Eight walks, eleven strikeouts
Stranger things, indeed
This...was a weird one, folks. Carlos Martinez started for the Cardinals, and he was just...off from the start. He walked the first two Yankee hitters, then threw a passed ball to Chris Carter that allowed the runners to advance. Martinez eventually struck out Carter and the next hitter, Jacoby Ellsbury, but threw a wild pitch to Starlin Castro, allowing Gardner to score. He walked Castro, walked Chase Headley, then struck out future hall-of-famer Greg Bird looking. At the end of the first inning, Carlos had thrown 37 pitches, walked four, and struck out the side. No balls put in play, but a run scored. It only got weirder from there.
The second inning was oddly familiar, if somewhat upside-down: this time, Martinez struck out the first two batters, but then walked the next two (incidentally, the SAME two batters he walked in the first inning). He struck out Carter again to end the inning. If you’re keeping score at home, that’s six walks and six strikeouts through two innings pitched, and the start of a Edwin Jackson-style no hitter.
The next few innings were uneventful, if not still sort of bizarre. Martinez struck out two in the third, two in the fourth, and poor Chris Carter again in the fifth, but walked two more in that frame. After five innings, he’d thrown 110 pitches, walked eight hitters, and - unbelievably - Matheny sent him back out to start the sixth inning. Luckily, the Cardinals had someone warming in the bullpen in case he got into trouble. HAHA JUST KIDDING. Of course no one was warming. What team have you been watching for the last five years?
The first hitter of the sixth, Ronald Torreyes, hit a high fly ball to shallow left center field, and it seemed like Grichuk, Diaz, or possibly even Fowler could have caught it, so of course no one did. It seemed like Grichuk and Diaz couldn’t find it, and Fowler didn’t realize until it was too late that the others were just standing around like ¯\_(ツ)_/¯. So the ball dropped in for a hit, and Torreyes hustled into second base. The ball beat him, but he (maybe?) managed to avoid the tag with some Matrix moves. You guys will just have to watch it for yourselves here.
P.S. per Statcast, that ball had a 99% catch rate for Grichuk and 94% for Fowler.
After a fielder’s choice allowing a runner to score, a throwing error by Carlos allowing a runner to get to second, and a single that scored the Yankees’ third run, Martinez was relieved by Brett Cecil. His final line: 5.1 IP, 2 R, 4 H 8(!) BB, 11 SO, 118 pitches thrown.
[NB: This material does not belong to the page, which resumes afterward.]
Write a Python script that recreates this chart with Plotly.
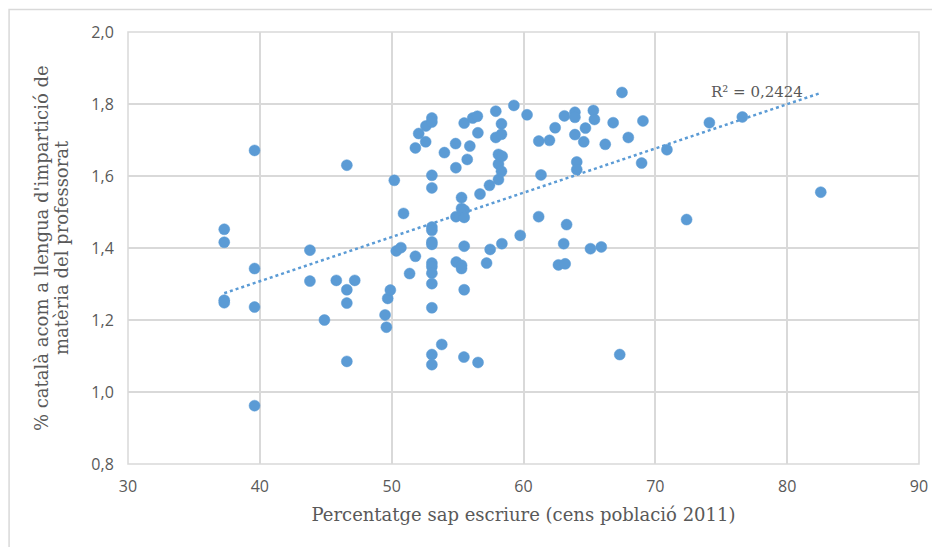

Jedd Gyorko and Stephen Piscotty hit two solo home runs in the later innings, but they weren’t enough to best the Yankees. The Cardinals lost 3-2, bringing them to a paltry 3-8 on the season.
1. For unknown reasons, outfielder Jose Martinez started the game at first base. First baseman Matt Adams, who has been starting in the outfield, sat on the bench today (fair enough, against the left-handed C.C. Sabathia). But this is just another notch on the belt of head-scratching moves that have defined this young 2017 season. Martinez had a hit today, but also made a completely understandable error playing out of position.
2. Matt Carpenter was the DH today. He could have easily played first base while Martinez DHed, if Matheny wanted to go with a mostly right-handed hitting lineup. I can’t honestly understand why he didn’t do that. Carpenter had a day off already earlier in the week. This is the 11th game of the season. I’m at a loss.
3. Molina seemed off today, too. One of the errant pitches in the first inning was scored a wild pitch, but still something we’d expect to see Molina get to (or, to which we’d expect to see Molina get, for you grammar nerds). The passed ball looked stoppable, as well. The Yankees ran against Molina like they’d never heard of him before, swiping two bases in succession in the third inning. Couple all of this with his half-assed non-catch on Kolten Wong’s unnecessary throw to the plate in last night’s loss, and you have to wonder - how much longer is he really going to be elite defensively? Is he even elite anymore at all?
4. If you’re wondering whether Carlos got squeezed a little today, the answer is yes, he probably did, at least against LHH:
I count four obvious strikes called balls, and at least five borderline calls. Still, look at all those triangles that are just nowhere near the zone. The RHH looks more fair, with only two borderline calls that did not go Carlos’ way.
Adam Wainwright and Michael Pineda square off tomorrow at 8:05 ET for ESPN’s Sunday Night Baseball, as the Cardinals look (hope? pray? do a rain dance?) for their fourth win. Happy Easter, everyone.